━━ Given information
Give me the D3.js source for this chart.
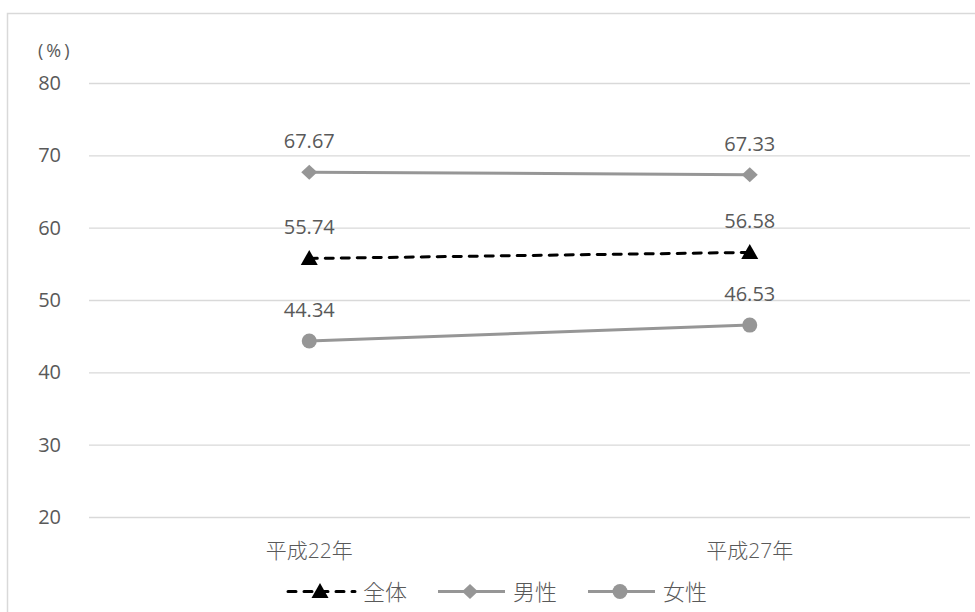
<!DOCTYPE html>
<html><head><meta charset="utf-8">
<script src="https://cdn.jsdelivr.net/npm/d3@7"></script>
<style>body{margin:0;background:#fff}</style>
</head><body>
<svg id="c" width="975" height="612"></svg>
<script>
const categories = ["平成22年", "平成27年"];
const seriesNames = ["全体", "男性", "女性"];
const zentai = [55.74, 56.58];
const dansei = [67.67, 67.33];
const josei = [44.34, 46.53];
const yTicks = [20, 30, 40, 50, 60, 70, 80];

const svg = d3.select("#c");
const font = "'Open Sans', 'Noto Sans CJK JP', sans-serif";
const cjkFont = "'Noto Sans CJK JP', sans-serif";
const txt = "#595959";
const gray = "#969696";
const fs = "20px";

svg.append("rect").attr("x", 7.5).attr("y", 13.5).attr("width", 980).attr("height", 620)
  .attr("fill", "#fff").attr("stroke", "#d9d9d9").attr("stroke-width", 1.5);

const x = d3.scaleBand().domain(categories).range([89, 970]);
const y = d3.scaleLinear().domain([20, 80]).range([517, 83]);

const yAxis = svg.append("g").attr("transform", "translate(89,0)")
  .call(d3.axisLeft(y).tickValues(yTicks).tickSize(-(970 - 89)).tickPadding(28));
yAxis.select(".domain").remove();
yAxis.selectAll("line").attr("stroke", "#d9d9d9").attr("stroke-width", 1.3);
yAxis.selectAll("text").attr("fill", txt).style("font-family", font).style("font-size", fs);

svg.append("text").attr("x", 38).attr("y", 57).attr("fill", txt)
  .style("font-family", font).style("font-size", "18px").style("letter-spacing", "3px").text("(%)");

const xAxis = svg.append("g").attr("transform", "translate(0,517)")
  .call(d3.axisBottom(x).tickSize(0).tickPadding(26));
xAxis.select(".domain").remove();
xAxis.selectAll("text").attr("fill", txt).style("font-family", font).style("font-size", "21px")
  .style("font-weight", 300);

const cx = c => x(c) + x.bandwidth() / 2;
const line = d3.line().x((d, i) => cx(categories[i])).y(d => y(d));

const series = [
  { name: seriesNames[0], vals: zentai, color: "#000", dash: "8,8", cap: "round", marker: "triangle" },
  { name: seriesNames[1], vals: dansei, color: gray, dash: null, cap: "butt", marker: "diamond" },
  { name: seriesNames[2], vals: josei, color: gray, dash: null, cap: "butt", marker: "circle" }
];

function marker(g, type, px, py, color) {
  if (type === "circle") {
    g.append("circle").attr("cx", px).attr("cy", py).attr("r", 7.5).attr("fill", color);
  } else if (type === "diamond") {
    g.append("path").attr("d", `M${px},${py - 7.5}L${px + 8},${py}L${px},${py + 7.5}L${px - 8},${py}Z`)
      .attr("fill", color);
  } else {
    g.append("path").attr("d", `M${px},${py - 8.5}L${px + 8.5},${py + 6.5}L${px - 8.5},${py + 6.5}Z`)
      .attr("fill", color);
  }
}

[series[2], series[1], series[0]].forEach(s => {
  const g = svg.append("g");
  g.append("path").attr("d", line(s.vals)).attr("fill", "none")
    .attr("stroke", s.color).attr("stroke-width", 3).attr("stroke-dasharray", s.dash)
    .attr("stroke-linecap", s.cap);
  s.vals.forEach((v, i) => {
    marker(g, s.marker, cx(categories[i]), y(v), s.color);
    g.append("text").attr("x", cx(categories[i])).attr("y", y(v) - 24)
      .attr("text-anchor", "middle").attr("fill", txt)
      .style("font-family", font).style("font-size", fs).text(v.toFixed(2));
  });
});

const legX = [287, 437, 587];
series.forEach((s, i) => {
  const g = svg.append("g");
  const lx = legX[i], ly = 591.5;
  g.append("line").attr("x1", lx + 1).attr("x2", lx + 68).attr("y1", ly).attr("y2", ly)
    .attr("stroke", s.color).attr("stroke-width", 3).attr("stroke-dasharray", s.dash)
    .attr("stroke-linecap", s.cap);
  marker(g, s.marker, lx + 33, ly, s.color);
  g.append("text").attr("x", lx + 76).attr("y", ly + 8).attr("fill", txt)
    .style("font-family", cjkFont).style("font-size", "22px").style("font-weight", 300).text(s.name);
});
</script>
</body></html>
━━━━
Go through the data above and transcribe it in full, omitting any image.

Give me the D3.js source for this chart.
<!DOCTYPE html>
<html><head><meta charset="utf-8">
<script src="https://cdn.jsdelivr.net/npm/d3@7"></script>
<style>body{margin:0;background:#fff}</style>
</head><body>
<svg id="c" width="975" height="612"></svg>
<script>
const categories = ["平成22年", "平成27年"];
const seriesNames = ["全体", "男性", "女性"];
const zentai = [55.74, 56.58];
const dansei = [67.67, 67.33];
const josei = [44.34, 46.53];
const yTicks = [20, 30, 40, 50, 60, 70, 80];

const svg = d3.select("#c");
const font = "'Open Sans', 'Noto Sans CJK JP', sans-serif";
const cjkFont = "'Noto Sans CJK JP', sans-serif";
const txt = "#595959";
const gray = "#969696";
const fs = "20px";

svg.append("rect").attr("x", 7.5).attr("y", 13.5).attr("width", 980).attr("height", 620)
  .attr("fill", "#fff").attr("stroke", "#d9d9d9").attr("stroke-width", 1.5);

const x = d3.scaleBand().domain(categories).range([89, 970]);
const y = d3.scaleLinear().domain([20, 80]).range([517, 83]);

const yAxis = svg.append("g").attr("transform", "translate(89,0)")
  .call(d3.axisLeft(y).tickValues(yTicks).tickSize(-(970 - 89)).tickPadding(28));
yAxis.select(".domain").remove();
yAxis.selectAll("line").attr("stroke", "#d9d9d9").attr("stroke-width", 1.3);
yAxis.selectAll("text").attr("fill", txt).style("font-family", font).style("font-size", fs);

svg.append("text").attr("x", 38).attr("y", 57).attr("fill", txt)
  .style("font-family", font).style("font-size", "18px").style("letter-spacing", "3px").text("(%)");

const xAxis = svg.append("g").attr("transform", "translate(0,517)")
  .call(d3.axisBottom(x).tickSize(0).tickPadding(26));
xAxis.select(".domain").remove();
xAxis.selectAll("text").attr("fill", txt).style("font-family", font).style("font-size", "21px")
  .style("font-weight", 300);

const cx = c => x(c) + x.bandwidth() / 2;
const line = d3.line().x((d, i) => cx(categories[i])).y(d => y(d));

const series = [
  { name: seriesNames[0], vals: zentai, color: "#000", dash: "8,8", cap: "round", marker: "triangle" },
  { name: seriesNames[1], vals: dansei, color: gray, dash: null, cap: "butt", marker: "diamond" },
  { name: seriesNames[2], vals: josei, color: gray, dash: null, cap: "butt", marker: "circle" }
];

function marker(g, type, px, py, color) {
  if (type === "circle") {
    g.append("circle").attr("cx", px).attr("cy", py).attr("r", 7.5).attr("fill", color);
  } else if (type === "diamond") {
    g.append("path").attr("d", `M${px},${py - 7.5}L${px + 8},${py}L${px},${py + 7.5}L${px - 8},${py}Z`)
      .attr("fill", color);
  } else {
    g.append("path").attr("d", `M${px},${py - 8.5}L${px + 8.5},${py + 6.5}L${px - 8.5},${py + 6.5}Z`)
      .attr("fill", color);
  }
}

[series[2], series[1], series[0]].forEach(s => {
  const g = svg.append("g");
  g.append("path").attr("d", line(s.vals)).attr("fill", "none")
    .attr("stroke", s.color).attr("stroke-width", 3).attr("stroke-dasharray", s.dash)
    .attr("stroke-linecap", s.cap);
  s.vals.forEach((v, i) => {
    marker(g, s.marker, cx(categories[i]), y(v), s.color);
    g.append("text").attr("x", cx(categories[i])).attr("y", y(v) - 24)
      .attr("text-anchor", "middle").attr("fill", txt)
      .style("font-family", font).style("font-size", fs).text(v.toFixed(2));
  });
});

const legX = [287, 437, 587];
series.forEach((s, i) => {
  const g = svg.append("g");
  const lx = legX[i], ly = 591.5;
  g.append("line").attr("x1", lx + 1).attr("x2", lx + 68).attr("y1", ly).attr("y2", ly)
    .attr("stroke", s.color).attr("stroke-width", 3).attr("stroke-dasharray", s.dash)
    .attr("stroke-linecap", s.cap);
  marker(g, s.marker, lx + 33, ly, s.color);
  g.append("text").attr("x", lx + 76).attr("y", ly + 8).attr("fill", txt)
    .style("font-family", cjkFont).style("font-size", "22px").style("font-weight", 300).text(s.name);
});
</script>
</body></html>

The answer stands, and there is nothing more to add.